Taylor: For Cowboys, talent needs to trump saving money


Taylor: For Cowboys, talent needs to trump saving money
Jean-Jacques Taylor

IRVING – In most other years, the moves Jerry Jones and his boys – Stephen Jones, Wade Phillips and Jason Garrett – made would make a lot more sense.

This, however, isn’t just any year.

This is the year the Super Bowl is played in Jerry’s pristine, billion- dollar stadium. This is the year his Cowboys are good enough to make their first Super Bowl appearance since the 1995 season.

So it’s hard to understand why Jerry, the antithesis of cheap since he bought the Cowboys, has decided to pinch pennies.

After all, there’s no salary cap this year. And through the work of Stephen Jones, the only contracts on the roster worth dumping belong to Roy Williams and Marion Barber. We’ve known forever that Jerry wasn’t getting rid of Williams or Barber, so it’s no surprise whatsoever that they remain on the roster.

If ever there was a season for Jerry to keep players based strictly on talent – not money – this would seem to be it.

Oh well.

Jerry has been shaving money from the Cowboys’ payroll since the off-season began.

High-profile, high-dollar players such as Flozell Adams and Ken Hamlin have been released. You could make an argument, if you wanted, to keep Adams, but not Hamlin.

In the last week, the Cowboys traded receiver Patrick Crayton , and released nose tackle Junior Siavii and safety Pat Watkins, a core special teams player. They also asked Sam Hurd, their best special teams player, to take a pay cut.

Hurd refused, as he should have, calling their bluff. The Cowboys, as they should have, kept him.

Individually, Crayton, Siavii or Watkins, isn’t the difference between winning and losing a Super Bowl for the Cowboys. Or even making the playoffs.

But losing them has a significant impact on the team because now the Cowboys are counting on players such as Dez Bryant, Kevin Ogletree, Josh Price, Sean Lissemore, Barry Church and Phil Costa to make a significant contribution to the team.

Let that marinate.

Crayton was a wonderful security blanket because he provided quality insurance in case of injuries to Miles Austin, Williams and Bryant, and he averaged 12.1 a punt return with two touchdowns.

Now, Ogletree is the guy you’ll be counting on.

Siavii wasn’t sexy – name a nose guard who is – but Phillips certainly liked the 31-year-old, and he was solid with 11 tackles last season. If Jay Ratliff goes down, then a pair of seventh-round picks will be anchoring the middle of the line.

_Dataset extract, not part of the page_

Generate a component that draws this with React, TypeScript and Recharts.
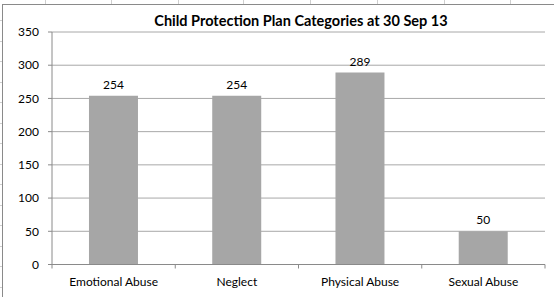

Costa, an undrafted free agent, is one play away from taking over the second-most important position on the offensive line.

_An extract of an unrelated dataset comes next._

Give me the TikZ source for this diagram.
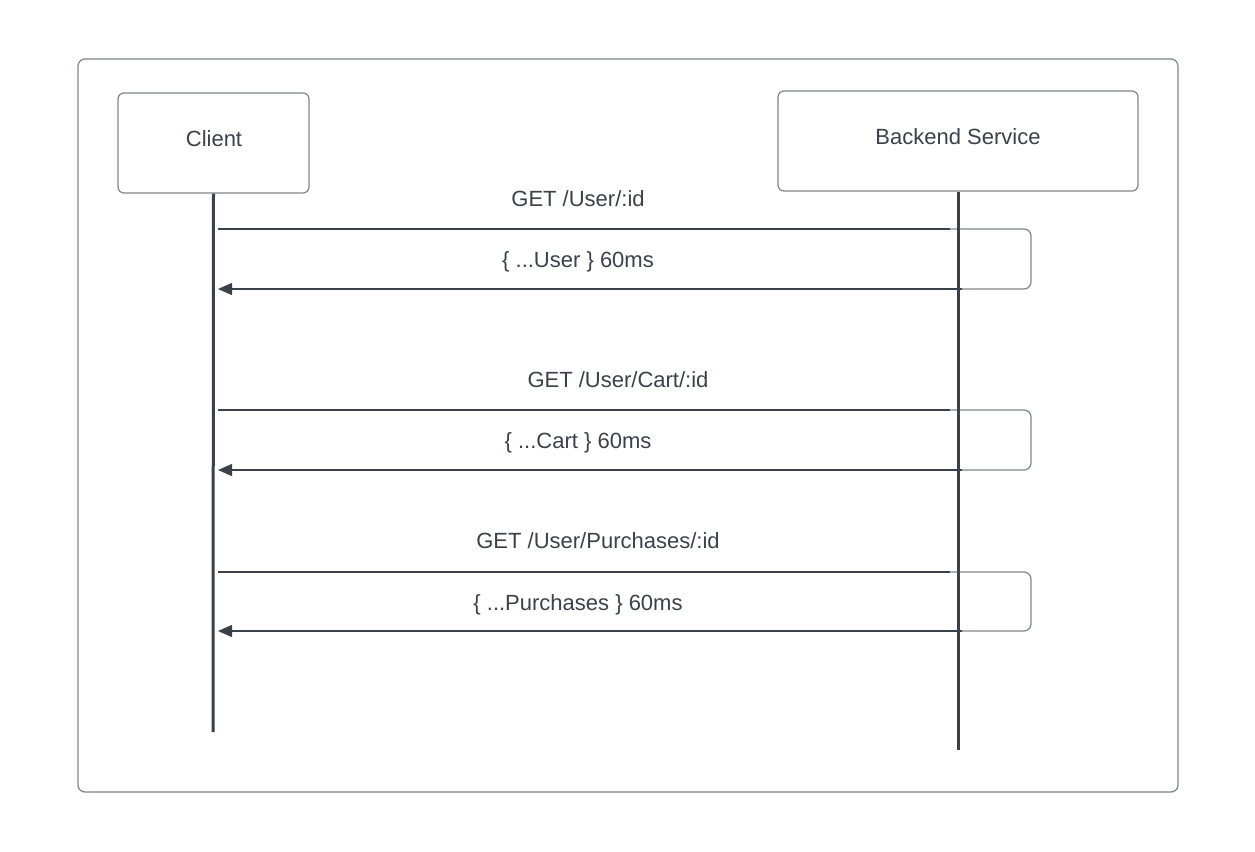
\documentclass[tikz,border=0pt]{standalone}
\usepackage{fontspec}
\setmainfont{Liberation Sans}
\usetikzlibrary{arrows.meta,calc}
\definecolor{ink}{HTML}{3A414A}
\definecolor{rim}{HTML}{7F848B}
\tikzset{
  actor/.style={draw=rim, line width=1.2pt, rounded corners=6pt, text=ink, font=\fontsize{22}{26}\selectfont},
  lifeline/.style={draw=ink, line width=3pt},
  msg/.style={draw=ink, line width=1.2pt},
  loopback/.style={draw=rim, line width=1.2pt, rounded corners=7pt},
  lbl/.style={text=ink, font=\fontsize{22}{26}\selectfont},
}
\begin{document}
\begin{tikzpicture}[x=1pt,y=-1pt]
\useasboundingbox (0,0) rectangle (1255,851);
\draw [draw=rim, line width=1.2pt, rounded corners=7pt] (78,59) rectangle (1178,792);
% participants
\node [actor, minimum width=191pt, minimum height=100pt] (client) at (213.5,143) {};
\node [text=ink, font=\fontsize{22}{26}\selectfont] (clientname) at (214,139) {Client};
\node [actor, minimum width=360pt, minimum height=100pt] (backend) at (958,141) {};
\node [text=ink, font=\fontsize{22}{26}\selectfont] (backendname) at (958,137) {Backend Service};
\coordinate (clientend) at (213,732);
\coordinate (backendend) at (958,750);
% calls
\coordinate (c1) at (218,229); \coordinate (b1) at (950,229); \coordinate (r1) at (1031,229);
\coordinate (c2) at (218,289); \coordinate (b2) at (962,289); \coordinate (r2) at (1031,289);
\coordinate (c3) at (218,410); \coordinate (b3) at (950,410); \coordinate (r3) at (1031,410);
\coordinate (c4) at (218,470); \coordinate (b4) at (962,470); \coordinate (r4) at (1031,470);
\coordinate (c5) at (218,572); \coordinate (b5) at (950,572); \coordinate (r5) at (1031,572);
\coordinate (c6) at (218,631); \coordinate (b6) at (962,631); \coordinate (r6) at (1031,631);
\draw [loopback] (b1) -- (r1) -- (r2) -- (b2);
\draw [loopback] (b3) -- (r3) -- (r4) -- (b4);
\draw [loopback] (b5) -- (r5) -- (r6) -- (b6);
\draw [msg] (c1) -- (b1);
\draw [msg, -{Triangle[length=14pt,width=12pt]}] (b2) -- (c2);
\draw [msg] (c3) -- (b3);
\draw [msg, -{Triangle[length=14pt,width=12pt]}] (b4) -- (c4);
\draw [msg] (c5) -- (b5);
\draw [msg, -{Triangle[length=14pt,width=12pt]}] (b6) -- (c6);
\draw [lifeline] (client.south) -- (clientend);
\draw [lifeline] (backend.south) -- (backendend);
% labels
\node [lbl] (get1) at (578,199) {GET /User/:id};
\node [lbl] (ret1) at (578,262) {\{ ...User \} 60ms};
\node [lbl] (get2) at (618,380) {GET /User/Cart/:id};
\node [lbl] (ret2) at (578,443) {\{ ...Cart \} 60ms};
\node [lbl] (get3) at (598,541) {GET /User/Purchases/:id};
\node [lbl] (ret3) at (578,605) {\{ ...Purchases \} 60ms};
\end{tikzpicture}
\end{document}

Does that make you feel comfortable? Nope.

And it shouldn’t.

None of those guys have ever done it in the NFL. Maybe, they will play so well we won’t even remember the names of the players they replaced when the season ends.

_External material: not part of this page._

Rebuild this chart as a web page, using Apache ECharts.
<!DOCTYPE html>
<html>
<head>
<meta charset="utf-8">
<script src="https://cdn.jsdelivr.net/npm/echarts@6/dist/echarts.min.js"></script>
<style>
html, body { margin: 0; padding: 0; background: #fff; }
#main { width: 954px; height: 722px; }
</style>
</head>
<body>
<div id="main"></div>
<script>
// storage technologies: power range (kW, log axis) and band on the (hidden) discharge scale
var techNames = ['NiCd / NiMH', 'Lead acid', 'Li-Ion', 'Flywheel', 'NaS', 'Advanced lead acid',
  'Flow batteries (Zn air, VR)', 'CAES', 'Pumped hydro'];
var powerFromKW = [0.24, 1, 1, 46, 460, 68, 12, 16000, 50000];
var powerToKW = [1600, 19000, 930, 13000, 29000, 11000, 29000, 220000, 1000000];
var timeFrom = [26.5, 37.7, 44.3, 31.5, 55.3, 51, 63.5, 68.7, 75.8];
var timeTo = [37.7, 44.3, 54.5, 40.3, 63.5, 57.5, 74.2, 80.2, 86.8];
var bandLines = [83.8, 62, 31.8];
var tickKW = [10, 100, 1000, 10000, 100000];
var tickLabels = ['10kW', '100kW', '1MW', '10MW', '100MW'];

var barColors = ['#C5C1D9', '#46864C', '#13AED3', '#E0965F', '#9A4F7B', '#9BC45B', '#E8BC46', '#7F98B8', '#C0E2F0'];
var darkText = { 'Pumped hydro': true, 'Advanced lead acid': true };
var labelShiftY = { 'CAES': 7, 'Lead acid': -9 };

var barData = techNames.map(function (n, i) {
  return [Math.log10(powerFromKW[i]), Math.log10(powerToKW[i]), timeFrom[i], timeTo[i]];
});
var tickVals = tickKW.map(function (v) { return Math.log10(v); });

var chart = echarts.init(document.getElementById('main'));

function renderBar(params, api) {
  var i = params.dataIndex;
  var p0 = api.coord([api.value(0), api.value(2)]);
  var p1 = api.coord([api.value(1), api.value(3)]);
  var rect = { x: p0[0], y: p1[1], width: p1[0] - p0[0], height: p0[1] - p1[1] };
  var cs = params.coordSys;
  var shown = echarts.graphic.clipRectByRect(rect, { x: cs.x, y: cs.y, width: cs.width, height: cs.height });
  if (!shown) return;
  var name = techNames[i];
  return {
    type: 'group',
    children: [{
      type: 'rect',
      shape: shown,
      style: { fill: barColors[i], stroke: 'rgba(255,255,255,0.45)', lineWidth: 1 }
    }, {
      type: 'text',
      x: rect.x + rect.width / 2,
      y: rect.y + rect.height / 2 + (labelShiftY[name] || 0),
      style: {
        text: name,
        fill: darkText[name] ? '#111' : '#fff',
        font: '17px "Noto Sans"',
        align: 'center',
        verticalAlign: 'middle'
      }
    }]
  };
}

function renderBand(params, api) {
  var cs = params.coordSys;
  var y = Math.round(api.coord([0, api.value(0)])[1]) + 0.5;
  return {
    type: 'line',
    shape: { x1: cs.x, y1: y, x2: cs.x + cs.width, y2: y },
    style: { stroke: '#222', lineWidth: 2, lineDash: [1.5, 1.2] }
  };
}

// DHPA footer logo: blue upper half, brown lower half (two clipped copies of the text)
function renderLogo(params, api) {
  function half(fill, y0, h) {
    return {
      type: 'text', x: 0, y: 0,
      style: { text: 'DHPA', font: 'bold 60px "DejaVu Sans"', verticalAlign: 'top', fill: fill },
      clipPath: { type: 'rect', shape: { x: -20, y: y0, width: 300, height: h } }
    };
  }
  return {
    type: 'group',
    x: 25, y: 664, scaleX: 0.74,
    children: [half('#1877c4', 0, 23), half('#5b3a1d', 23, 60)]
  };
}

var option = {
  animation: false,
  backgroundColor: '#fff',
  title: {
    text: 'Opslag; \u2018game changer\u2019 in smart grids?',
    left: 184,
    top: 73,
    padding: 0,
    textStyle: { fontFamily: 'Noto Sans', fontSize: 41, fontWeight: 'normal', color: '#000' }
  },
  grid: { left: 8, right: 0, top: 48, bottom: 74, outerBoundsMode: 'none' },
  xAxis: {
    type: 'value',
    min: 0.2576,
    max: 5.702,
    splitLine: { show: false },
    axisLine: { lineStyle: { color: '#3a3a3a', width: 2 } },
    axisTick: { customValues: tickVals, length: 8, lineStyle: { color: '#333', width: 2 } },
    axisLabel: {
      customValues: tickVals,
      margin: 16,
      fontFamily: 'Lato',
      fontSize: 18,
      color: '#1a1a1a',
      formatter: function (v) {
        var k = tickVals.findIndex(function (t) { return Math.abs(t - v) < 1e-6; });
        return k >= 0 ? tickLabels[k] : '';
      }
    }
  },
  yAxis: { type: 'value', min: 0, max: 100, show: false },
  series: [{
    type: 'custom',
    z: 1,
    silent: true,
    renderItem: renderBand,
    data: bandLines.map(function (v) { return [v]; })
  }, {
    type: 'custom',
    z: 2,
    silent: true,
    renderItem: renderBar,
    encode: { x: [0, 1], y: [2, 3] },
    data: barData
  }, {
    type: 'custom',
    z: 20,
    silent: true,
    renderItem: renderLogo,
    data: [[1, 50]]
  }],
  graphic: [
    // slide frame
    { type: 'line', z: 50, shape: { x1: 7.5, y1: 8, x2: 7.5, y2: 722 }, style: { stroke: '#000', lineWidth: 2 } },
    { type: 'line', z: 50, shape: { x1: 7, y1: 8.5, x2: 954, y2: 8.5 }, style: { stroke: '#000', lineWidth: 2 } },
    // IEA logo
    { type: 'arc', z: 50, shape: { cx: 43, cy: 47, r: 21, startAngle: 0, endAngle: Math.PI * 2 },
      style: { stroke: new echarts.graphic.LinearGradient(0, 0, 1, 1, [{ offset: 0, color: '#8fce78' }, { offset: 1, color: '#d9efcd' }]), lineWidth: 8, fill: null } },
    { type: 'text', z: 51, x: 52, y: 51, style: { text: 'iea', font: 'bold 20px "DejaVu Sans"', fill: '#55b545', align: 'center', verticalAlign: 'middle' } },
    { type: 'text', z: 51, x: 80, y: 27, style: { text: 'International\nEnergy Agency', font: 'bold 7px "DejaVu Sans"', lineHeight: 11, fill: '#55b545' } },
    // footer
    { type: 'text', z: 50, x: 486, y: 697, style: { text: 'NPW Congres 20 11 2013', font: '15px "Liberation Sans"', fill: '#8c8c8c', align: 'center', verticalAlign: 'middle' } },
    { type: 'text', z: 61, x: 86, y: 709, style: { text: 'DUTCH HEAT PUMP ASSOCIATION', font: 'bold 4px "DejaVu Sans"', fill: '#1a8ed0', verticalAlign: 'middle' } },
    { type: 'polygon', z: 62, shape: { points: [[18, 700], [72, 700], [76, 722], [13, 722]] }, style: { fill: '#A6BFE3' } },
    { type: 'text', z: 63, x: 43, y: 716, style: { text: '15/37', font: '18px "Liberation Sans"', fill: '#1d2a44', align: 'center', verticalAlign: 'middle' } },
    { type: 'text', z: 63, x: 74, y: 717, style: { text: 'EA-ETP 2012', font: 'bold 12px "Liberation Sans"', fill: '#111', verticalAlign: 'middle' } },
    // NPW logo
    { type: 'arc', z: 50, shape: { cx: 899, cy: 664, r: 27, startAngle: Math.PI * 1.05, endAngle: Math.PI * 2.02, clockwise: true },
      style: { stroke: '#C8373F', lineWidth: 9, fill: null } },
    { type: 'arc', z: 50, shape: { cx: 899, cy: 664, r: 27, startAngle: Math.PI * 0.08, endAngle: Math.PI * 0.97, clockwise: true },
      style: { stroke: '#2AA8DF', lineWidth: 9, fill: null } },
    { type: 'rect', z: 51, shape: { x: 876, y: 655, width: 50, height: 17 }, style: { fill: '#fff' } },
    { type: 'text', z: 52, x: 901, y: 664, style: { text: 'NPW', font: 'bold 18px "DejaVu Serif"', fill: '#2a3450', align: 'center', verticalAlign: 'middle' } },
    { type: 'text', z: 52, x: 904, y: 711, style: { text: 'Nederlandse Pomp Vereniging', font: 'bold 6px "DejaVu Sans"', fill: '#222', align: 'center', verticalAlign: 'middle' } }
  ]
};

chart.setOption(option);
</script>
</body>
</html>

Maybe they won’t, which is the problem.

The Cowboys will argue that last year, they replaced Terrell Owens , Greg Ellis and Anthony Henry with Austin, Anthony Spencer and Mike Jenkins. Of course that’s not the whole story.

Spencer and Jenkins were first-round picks, and the Cowboys figured Williams, not Austin, would replace T.O. The Cowboys would also argue this year that they’re replacing backups with youth instead of starters, which is true.

Then they would argue that every dollar they save is another dollar they can spend on signing Austin this season, and taking care of Spencer, Jenkins and Doug Free in the next couple of years.

All of that makes sense, but this is not the year to get seduced by youth and potential. This is not a year for unproven backups because the rigors of a 16-game NFL season can wreak havoc on a roster.

This is the year for Dallas to try to win the Super Bowl. Jerry’s decisions have removed the Cowboys’ wriggle room.